The King, however, indicated that although the progress was commendable it was not enough.
“We greatly need to increase our efforts in this battle against malnutrition, if we are to meet or even come close to meeting 2025 targets,” he said.
He further stated that the scorecard showed that stunting levels degreased from 32 percent in 2012 to 27 percent in 2020 but with only five countries on course to meet the target of reducing stunting amongst children below the years of five.
“Wasting prevalence has also decreased from seven percent in 2012 to five percent in 2020 with 19 countries on course of maintaining the prevalence of wasting to below five percent, while exclusive breastfeeding increased from 36 percent in 2012 to 44 percent in 2020 and 20 countries are on course to meet the target for exclusive breastfeeding amongst children during the first six months,” he said.
He also showed concern that not a single country in Africa was on course to achieve the target relating to reduction of anaemia in women of reproductive age, obesity among women and low birth weight.
His Majesty said he was also disturbed to learn that the reports showed that a vast majority of countries on the continent were not on track to meet the targets of ending hunger and all forms of malnutrition by 2025.
He revealed that the 2022 global nutrition report on stronger commitments for greater action reviewed 433 financial commitments to nutrition made by 198 stakeholders which included governments, civil society organisations, private sector, donors, international organisations, and academia.
He said these commitments amounted to US $42.6 billion and the review targeted mostly countries in south Asia and Africa.
“Over half, 61 percent of the commitments were from donor countries, followed by 31 percent from governments, 7 percent from international organisations and the remaining 1 percent from privet sector and civil society organisations,” he said.
According to his Majesty the results of the review showed that a significant proportion of commitments were aligned with key global nutrition targets on maternal, infant and young child nutrition while fewer commitments focus on improving food security.
“The results of the review also show a need for us to increase our efforts to attract greater financial engagement by private sector and civil society organisations,” he emphasised.
The United Nations (UN) resident coordinator, Amanda Khozi Mukwashi, told the same high-level meeting that the dialogue on nutrition financing came at a time when the world faced daunting economic, developmental, and existential challenges.
Mukwashi said Africa must first and foremost look internally to generate resources and create the fiscal latitude to finance its development agenda including nutrition, and food systems that are sustainable and that help accelerate community resilience and well-being.
“Achieving and sustaining nutrition progress in the continent requires investments, policy coherence, and coordinated action among multiple stakeholders, including leveraging communities, knowledge, and traditions of healthy food practices and across multiple sectors, including health, agriculture, social protection, education, and WASH,” she said.
She added: “In Lesotho, we are grateful and inspired by the leadership of His Majesty the King as the African Union Nutrition Champion and FAO Special Goodwill Ambassador for Nutrition.
She also welcomed the commitment of the government of Lesotho to drive forward policies that promote food security and nutrition for all.

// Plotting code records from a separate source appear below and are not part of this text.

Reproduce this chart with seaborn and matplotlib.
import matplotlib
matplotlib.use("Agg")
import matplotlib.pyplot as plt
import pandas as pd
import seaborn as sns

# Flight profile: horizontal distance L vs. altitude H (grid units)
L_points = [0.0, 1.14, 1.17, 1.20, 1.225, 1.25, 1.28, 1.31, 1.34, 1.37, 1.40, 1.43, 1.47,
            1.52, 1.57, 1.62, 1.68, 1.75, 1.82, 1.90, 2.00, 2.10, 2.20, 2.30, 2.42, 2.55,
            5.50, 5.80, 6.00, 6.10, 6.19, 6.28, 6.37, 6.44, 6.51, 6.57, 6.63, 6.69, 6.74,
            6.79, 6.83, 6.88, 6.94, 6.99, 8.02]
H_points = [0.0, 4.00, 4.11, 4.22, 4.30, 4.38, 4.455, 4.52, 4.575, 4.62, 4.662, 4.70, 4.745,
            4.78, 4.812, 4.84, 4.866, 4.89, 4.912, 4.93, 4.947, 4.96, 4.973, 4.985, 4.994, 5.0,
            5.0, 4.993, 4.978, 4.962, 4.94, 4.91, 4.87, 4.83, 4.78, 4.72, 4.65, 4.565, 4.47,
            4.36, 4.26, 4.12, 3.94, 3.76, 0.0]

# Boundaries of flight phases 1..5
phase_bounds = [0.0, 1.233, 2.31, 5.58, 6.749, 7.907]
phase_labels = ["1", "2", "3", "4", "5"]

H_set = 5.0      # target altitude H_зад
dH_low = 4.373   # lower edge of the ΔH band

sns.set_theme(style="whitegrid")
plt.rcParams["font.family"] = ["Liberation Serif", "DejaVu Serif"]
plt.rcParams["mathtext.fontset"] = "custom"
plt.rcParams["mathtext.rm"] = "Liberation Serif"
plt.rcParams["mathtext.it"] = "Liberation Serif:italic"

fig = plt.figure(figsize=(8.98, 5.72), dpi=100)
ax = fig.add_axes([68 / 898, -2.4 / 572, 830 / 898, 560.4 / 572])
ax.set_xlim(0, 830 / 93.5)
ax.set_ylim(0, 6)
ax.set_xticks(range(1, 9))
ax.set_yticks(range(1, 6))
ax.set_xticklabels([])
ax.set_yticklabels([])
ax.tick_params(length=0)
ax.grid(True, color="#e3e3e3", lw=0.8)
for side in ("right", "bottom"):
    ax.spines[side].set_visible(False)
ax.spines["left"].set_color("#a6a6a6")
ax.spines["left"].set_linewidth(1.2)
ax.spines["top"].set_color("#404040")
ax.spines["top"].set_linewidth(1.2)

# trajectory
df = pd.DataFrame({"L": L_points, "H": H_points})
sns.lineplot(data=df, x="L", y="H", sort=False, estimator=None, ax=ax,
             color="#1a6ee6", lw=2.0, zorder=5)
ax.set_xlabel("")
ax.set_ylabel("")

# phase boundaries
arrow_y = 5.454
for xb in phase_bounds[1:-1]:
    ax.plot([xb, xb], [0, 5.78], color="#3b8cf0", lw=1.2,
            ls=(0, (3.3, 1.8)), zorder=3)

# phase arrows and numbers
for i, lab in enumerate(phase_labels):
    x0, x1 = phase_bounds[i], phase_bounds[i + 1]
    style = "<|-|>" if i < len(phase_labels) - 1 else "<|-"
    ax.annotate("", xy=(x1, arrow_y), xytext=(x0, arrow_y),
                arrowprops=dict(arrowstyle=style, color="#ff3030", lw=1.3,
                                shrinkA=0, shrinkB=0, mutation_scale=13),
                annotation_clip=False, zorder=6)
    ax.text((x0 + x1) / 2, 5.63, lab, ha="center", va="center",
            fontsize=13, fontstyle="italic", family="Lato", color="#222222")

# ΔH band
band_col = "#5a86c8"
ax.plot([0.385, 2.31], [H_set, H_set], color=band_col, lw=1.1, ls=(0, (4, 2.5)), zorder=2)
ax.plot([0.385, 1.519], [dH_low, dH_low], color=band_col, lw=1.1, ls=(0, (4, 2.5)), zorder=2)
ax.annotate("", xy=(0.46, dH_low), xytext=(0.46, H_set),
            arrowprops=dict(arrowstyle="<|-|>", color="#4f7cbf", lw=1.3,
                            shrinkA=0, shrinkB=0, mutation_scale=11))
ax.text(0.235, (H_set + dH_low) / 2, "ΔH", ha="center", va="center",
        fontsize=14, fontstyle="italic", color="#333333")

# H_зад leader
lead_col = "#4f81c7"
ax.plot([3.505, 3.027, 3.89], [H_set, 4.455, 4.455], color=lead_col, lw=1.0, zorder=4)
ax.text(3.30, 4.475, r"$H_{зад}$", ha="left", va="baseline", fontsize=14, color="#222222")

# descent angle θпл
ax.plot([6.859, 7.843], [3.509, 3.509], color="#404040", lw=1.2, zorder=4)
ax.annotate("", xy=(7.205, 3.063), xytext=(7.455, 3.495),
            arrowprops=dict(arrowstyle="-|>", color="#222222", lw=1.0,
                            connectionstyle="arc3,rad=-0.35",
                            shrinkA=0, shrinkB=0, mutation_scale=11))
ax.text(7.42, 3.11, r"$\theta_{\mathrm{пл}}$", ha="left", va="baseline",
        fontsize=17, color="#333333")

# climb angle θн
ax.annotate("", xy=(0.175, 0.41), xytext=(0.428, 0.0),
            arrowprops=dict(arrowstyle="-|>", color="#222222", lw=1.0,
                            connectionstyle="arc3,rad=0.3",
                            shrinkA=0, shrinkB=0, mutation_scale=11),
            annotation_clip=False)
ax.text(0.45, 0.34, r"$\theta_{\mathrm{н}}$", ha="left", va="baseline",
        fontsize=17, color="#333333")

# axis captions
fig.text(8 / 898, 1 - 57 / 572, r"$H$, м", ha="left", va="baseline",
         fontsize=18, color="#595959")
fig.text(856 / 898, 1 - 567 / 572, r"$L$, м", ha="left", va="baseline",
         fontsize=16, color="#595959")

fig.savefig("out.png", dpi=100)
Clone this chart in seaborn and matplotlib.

“These are already influencing the agenda setting in the country. Moving from policy to practice is now needed to make a difference at household level, in every home, every village, every school, every health center, every district and every country on the continent,” she said.
She indicated that the UN in Lesotho remained committed to working with the government, civil society, the private sector, development partners to strengthen nutrition, food security, environmental sustainability.